Return, unaltered, every line from the beginning of the material below up to and including the one with "plt.rcParams['font.family'] = ['Noto".

======

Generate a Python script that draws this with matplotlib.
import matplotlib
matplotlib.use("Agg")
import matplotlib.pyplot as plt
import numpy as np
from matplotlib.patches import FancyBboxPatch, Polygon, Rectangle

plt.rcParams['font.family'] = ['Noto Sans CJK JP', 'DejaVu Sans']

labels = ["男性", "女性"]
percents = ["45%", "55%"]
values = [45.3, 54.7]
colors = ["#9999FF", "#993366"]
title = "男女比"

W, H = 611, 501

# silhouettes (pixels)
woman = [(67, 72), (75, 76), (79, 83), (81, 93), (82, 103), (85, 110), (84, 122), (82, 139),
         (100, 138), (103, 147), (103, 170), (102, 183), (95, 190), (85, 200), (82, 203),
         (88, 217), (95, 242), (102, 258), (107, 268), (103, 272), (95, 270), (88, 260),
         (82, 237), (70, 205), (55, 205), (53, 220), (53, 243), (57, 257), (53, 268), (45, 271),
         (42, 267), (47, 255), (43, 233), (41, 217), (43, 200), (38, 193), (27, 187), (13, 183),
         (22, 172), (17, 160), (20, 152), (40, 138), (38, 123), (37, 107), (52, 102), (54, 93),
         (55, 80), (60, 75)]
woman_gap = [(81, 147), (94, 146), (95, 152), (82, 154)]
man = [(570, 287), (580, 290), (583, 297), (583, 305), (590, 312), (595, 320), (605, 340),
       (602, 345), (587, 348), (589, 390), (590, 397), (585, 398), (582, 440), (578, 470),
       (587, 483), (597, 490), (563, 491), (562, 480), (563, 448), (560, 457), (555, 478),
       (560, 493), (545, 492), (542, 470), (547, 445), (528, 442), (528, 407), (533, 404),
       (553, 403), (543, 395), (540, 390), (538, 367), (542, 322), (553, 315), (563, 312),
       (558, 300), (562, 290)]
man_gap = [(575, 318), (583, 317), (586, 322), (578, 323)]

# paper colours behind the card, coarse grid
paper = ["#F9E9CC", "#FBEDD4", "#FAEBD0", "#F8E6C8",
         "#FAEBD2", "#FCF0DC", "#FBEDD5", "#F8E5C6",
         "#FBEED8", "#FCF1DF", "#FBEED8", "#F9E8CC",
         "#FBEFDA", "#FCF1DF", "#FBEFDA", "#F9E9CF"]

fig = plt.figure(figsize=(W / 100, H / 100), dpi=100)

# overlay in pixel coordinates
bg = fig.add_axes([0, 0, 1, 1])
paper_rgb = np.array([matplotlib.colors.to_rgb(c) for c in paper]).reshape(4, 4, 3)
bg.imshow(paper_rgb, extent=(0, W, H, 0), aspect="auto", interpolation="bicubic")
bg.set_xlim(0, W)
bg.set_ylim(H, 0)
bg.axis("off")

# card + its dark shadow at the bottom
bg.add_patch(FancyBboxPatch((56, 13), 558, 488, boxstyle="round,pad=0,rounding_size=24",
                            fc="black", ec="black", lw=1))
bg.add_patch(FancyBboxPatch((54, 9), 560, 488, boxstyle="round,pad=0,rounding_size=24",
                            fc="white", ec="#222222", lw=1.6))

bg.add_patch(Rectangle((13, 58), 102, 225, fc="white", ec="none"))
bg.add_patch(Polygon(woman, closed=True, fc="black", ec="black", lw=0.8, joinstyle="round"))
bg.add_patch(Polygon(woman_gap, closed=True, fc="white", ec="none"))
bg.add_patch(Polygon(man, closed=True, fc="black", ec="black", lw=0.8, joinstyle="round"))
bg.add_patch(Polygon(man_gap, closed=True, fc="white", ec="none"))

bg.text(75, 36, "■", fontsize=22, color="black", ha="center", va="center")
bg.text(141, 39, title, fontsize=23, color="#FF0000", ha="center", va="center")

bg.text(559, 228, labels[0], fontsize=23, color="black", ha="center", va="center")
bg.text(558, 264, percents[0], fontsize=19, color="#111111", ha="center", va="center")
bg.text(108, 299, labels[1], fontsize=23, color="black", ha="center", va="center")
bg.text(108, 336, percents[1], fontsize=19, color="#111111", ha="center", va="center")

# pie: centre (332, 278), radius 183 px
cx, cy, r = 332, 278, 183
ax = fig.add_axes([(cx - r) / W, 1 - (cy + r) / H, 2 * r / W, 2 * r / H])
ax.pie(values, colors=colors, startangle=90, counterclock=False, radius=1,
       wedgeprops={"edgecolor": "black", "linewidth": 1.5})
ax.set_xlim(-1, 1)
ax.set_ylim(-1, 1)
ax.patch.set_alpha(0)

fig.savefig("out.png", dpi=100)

======

### Result of the task
Generate a Python script that draws this with matplotlib.
import matplotlib
matplotlib.use("Agg")
import matplotlib.pyplot as plt
import numpy as np
from matplotlib.patches import FancyBboxPatch, Polygon, Rectangle

plt.rcParams['font.family'] = ['Noto Sans CJK JP', 'DejaVu Sans']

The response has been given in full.